貧しい農村が生贄を献げる事は有ったが、邪神から食料等々を要求される事は無かった。
疑念から浮かんだ質問に対してアイリスは微笑んだ。
「邪神も退屈を感じるようで、建材も食事も永い時を生きる刹那の退屈凌ぎだと言っていました」
あたかも本人から直接聴いたかのように語る彼女に、ルゼルブは立派に蓄えた髭を撫でる。
仮に虚言で有ったとしてもアイリスを排除する事は叶わない。
邪神が彼女を生贄にとして気に入っているからだ。
ルゼルブはそう結論付ける。
「分かった。

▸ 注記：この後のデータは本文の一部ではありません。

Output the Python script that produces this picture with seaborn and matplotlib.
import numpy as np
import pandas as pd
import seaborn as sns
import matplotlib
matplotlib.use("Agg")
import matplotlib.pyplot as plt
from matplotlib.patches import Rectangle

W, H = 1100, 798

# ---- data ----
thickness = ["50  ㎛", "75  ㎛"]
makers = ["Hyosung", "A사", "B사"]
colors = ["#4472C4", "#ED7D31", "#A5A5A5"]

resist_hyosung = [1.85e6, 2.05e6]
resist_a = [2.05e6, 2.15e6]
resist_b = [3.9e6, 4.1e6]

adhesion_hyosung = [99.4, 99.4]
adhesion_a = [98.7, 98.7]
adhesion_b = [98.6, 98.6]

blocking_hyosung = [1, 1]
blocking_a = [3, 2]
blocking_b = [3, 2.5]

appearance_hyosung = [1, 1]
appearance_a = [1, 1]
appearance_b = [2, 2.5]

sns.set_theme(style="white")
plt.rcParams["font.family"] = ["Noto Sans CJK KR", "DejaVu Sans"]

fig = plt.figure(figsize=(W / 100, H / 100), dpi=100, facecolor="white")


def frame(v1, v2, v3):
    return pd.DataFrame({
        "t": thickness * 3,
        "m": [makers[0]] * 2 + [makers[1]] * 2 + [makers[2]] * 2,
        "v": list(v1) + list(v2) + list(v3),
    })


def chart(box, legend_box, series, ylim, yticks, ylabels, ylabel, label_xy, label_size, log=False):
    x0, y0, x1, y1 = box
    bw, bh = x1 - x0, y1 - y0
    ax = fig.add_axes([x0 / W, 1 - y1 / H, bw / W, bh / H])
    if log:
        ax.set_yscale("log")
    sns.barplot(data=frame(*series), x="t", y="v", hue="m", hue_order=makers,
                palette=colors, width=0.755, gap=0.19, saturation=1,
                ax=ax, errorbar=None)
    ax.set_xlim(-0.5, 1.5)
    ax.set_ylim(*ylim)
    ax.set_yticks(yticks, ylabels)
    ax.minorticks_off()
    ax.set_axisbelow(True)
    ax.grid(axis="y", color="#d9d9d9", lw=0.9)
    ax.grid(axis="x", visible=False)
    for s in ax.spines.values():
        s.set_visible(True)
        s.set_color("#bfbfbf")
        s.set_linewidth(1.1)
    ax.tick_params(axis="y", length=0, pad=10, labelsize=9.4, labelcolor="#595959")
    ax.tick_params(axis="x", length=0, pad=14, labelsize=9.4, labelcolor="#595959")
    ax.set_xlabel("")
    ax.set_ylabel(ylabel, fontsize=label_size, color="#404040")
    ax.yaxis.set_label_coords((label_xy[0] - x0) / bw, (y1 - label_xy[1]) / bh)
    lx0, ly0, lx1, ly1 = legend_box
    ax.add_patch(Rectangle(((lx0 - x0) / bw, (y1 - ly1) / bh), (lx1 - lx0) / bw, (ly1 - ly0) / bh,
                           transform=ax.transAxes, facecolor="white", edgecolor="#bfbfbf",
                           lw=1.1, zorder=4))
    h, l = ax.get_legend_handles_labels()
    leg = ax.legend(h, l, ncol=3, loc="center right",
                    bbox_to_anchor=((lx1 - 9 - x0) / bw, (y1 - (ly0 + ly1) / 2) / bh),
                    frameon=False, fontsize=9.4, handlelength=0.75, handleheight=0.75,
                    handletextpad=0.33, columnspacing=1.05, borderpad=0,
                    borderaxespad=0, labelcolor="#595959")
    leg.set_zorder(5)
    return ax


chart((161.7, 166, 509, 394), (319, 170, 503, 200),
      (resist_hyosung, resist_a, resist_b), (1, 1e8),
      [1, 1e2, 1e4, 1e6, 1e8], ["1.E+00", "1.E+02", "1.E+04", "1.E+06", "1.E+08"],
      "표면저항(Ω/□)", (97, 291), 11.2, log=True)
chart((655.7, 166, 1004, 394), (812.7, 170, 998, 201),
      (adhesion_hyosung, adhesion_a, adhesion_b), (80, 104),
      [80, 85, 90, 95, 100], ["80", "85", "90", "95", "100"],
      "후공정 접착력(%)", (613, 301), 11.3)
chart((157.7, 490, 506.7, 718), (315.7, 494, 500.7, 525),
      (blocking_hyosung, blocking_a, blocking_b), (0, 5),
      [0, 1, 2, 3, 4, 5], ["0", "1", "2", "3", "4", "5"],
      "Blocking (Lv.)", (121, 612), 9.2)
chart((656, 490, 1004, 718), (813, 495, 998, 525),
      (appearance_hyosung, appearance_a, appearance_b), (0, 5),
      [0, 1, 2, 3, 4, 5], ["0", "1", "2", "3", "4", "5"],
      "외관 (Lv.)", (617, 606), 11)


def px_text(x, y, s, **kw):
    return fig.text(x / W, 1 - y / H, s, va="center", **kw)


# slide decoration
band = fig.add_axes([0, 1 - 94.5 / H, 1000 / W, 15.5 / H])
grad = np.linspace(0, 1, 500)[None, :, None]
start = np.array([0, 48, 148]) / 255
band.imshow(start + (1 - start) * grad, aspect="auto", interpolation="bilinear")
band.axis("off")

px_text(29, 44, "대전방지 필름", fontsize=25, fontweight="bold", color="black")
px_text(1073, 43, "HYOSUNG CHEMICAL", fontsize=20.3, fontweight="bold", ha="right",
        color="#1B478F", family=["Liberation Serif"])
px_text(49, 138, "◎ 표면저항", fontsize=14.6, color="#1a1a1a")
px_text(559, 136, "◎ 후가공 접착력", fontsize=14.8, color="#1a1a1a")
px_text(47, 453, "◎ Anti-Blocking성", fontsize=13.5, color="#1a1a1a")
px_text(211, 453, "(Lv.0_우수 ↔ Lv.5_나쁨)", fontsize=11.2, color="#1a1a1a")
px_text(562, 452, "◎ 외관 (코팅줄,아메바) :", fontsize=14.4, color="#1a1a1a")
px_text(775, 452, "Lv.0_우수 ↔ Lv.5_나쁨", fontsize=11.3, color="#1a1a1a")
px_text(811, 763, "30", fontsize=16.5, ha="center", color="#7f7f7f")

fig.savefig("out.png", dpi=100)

もう要件は済んだのだろう? ならばいつも通り荷物を受け取り帰るがいい」
厄介払いするように手を振るう彼にアイリスは、対して気にした様子も見せずに静かに立ち上がる。
「それでは今日の所は帰らせて貰います。……あぁ、この羊皮紙は置いておきますね」
交渉材料の羊皮紙をわざわざ置いて行く。
これでは誓約を一方的に解除してくれと言っているようなものだ。
解術師に頼んで契約を一方的に解除。
そう考えた矢先にアイリスが人差し指を立てた。
「その羊皮紙は邪神が製作したものですから、どんな解術魔法も跳ね返してしまうのでお忘れなきよう」
そんな事を言い残してアイリスは去った、
一人残されたルゼルブは拳を握り締め。
「あの小娘が……何処で要らぬ知恵を付けた?」
先程までアイリスが座っていたソファーを鋭く睨む。
ルゼルブを始めとした神官がアイリスに求めたのは、権力者に従うだけの傀儡だ。
その為にわざわざ片田舎の修道院から聖都まで連れて来たと言うのに。
ルゼルブはアイリスの知恵に忌々しげに舌打ちをしながら、同時にままならない現状にため息を吐く。
「何方にせよ小娘の思惑通りに動いてやれば、我々の評判にも繋がるか」
ルゼルブは早速誓約を果たすべく行動に移る。